• [WHAT TO DO]: Your task is to quote exactly the run of lines that starts at the line containing "Write the React, TypeScript" and ends at the line containing "import * as", including both.

Figure scripts
● ● ●

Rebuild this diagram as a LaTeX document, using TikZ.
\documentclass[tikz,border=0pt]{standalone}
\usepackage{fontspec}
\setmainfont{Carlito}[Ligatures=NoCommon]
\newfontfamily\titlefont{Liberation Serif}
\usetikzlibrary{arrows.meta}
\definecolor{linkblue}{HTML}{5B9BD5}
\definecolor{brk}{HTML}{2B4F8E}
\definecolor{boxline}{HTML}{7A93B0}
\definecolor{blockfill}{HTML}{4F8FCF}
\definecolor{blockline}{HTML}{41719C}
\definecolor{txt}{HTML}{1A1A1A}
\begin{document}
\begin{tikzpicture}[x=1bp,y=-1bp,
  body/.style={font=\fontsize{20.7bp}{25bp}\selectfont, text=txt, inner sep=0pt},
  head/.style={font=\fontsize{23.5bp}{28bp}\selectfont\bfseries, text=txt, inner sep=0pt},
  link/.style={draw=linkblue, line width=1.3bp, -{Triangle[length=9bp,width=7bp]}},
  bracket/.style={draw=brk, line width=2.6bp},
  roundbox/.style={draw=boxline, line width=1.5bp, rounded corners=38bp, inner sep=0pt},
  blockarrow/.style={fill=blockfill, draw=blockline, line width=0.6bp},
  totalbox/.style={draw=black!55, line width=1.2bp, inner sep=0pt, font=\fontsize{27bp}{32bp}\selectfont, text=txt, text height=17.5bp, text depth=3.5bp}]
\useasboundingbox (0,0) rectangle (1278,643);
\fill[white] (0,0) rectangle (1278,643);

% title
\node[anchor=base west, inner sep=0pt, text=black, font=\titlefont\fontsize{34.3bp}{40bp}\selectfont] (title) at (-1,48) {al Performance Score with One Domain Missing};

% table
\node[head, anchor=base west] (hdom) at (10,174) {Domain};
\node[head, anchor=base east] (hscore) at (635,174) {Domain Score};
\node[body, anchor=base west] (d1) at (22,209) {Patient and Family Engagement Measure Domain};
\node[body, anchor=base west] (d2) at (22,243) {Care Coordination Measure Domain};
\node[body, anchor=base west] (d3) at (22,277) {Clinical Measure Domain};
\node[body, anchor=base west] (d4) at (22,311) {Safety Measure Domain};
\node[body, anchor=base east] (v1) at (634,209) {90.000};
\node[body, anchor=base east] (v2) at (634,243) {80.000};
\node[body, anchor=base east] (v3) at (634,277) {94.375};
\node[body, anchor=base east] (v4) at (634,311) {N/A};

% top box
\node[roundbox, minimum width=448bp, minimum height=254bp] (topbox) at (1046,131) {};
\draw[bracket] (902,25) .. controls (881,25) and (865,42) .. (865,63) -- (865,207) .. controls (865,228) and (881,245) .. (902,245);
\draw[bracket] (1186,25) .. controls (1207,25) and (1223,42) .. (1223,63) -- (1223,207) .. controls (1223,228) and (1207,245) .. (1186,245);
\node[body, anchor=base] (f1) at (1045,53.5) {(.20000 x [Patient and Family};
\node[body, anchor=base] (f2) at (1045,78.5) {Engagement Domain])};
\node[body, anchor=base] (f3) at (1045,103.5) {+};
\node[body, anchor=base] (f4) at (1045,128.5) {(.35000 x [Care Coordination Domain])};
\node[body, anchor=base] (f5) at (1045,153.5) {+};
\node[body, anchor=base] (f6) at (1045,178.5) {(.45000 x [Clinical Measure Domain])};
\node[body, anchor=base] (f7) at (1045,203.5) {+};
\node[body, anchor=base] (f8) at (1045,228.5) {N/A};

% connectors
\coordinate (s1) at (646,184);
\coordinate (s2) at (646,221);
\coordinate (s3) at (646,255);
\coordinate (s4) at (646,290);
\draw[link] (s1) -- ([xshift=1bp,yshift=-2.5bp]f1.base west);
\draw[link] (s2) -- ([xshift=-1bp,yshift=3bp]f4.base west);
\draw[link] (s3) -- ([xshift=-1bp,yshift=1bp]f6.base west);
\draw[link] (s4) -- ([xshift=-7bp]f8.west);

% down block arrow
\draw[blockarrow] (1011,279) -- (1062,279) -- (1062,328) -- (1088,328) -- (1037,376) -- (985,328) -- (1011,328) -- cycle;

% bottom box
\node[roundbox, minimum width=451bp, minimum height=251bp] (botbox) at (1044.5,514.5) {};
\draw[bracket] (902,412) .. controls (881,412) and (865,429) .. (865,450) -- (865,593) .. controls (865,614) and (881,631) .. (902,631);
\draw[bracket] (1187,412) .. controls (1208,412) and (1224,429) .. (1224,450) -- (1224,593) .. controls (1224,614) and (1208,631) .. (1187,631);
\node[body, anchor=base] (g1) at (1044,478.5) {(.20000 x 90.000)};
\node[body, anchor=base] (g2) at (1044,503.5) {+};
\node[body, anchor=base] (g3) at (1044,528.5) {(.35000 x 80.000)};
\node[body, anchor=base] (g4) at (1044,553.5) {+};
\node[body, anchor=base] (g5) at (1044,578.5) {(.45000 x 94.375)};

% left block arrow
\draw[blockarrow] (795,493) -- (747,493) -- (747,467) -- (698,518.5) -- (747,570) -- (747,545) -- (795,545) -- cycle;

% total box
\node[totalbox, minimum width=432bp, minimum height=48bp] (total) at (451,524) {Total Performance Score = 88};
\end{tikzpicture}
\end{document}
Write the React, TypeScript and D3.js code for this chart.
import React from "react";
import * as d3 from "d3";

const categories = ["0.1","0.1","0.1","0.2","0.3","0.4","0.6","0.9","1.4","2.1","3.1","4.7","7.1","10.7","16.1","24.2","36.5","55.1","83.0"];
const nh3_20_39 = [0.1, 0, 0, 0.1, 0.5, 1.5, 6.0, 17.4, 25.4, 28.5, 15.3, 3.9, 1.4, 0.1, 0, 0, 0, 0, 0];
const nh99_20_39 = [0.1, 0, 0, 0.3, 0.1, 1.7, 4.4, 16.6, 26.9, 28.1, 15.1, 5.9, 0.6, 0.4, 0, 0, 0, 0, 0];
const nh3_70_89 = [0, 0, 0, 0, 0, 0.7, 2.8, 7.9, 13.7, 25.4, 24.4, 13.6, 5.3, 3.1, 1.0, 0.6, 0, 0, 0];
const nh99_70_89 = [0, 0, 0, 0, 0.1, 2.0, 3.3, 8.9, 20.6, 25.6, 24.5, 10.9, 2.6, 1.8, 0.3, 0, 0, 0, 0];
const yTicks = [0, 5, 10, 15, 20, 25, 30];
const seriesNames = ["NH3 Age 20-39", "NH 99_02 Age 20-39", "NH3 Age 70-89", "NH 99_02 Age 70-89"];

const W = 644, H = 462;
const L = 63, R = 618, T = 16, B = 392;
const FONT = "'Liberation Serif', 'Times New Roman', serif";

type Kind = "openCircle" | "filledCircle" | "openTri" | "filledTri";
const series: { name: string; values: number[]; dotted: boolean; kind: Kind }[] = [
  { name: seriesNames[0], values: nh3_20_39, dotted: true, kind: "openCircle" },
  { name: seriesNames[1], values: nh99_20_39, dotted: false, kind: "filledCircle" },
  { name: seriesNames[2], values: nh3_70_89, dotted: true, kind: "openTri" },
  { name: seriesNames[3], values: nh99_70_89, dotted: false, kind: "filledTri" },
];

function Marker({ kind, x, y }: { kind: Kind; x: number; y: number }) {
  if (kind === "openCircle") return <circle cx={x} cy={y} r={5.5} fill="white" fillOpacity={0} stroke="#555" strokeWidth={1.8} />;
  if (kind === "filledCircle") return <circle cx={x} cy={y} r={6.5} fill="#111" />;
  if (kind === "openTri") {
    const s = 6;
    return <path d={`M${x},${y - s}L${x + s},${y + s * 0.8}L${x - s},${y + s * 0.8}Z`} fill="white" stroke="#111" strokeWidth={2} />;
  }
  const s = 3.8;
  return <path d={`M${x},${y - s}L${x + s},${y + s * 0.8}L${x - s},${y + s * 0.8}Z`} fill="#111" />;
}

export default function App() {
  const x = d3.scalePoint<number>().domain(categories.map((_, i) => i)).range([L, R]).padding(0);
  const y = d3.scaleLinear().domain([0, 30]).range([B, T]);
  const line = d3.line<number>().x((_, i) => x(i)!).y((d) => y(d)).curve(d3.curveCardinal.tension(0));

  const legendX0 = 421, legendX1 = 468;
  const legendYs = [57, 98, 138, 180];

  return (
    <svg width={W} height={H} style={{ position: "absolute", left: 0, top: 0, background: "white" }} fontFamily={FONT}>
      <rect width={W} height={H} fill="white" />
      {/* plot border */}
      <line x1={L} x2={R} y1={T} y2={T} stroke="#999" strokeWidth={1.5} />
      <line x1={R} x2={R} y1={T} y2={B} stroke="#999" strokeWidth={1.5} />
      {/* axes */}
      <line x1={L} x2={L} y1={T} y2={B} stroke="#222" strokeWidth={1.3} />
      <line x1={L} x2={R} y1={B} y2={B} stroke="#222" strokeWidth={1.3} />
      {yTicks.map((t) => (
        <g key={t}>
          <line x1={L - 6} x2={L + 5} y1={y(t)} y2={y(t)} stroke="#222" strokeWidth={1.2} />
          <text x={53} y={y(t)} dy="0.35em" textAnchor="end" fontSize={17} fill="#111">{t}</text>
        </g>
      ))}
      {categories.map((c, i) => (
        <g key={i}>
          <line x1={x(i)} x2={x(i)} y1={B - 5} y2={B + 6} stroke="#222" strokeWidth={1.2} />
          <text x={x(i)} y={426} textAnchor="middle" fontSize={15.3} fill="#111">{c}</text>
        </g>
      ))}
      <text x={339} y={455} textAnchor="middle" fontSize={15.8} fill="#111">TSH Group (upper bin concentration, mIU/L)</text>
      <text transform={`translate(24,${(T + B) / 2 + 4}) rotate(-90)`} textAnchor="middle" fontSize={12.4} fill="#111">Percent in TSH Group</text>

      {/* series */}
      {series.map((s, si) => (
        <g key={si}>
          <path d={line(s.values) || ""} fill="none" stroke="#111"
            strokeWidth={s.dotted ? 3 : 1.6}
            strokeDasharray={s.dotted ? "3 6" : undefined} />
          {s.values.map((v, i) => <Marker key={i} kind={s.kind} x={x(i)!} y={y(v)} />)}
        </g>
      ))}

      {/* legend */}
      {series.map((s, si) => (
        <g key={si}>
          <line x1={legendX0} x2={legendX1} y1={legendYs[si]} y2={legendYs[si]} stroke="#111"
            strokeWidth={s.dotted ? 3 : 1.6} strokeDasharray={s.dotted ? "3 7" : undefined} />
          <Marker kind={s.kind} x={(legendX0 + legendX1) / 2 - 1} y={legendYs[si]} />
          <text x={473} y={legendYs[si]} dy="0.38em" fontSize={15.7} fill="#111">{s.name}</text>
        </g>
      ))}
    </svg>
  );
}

● ● ●

• [THE OUTPUT]:
Write the React, TypeScript and D3.js code for this chart.
import React from "react";
import * as d3 from "d3";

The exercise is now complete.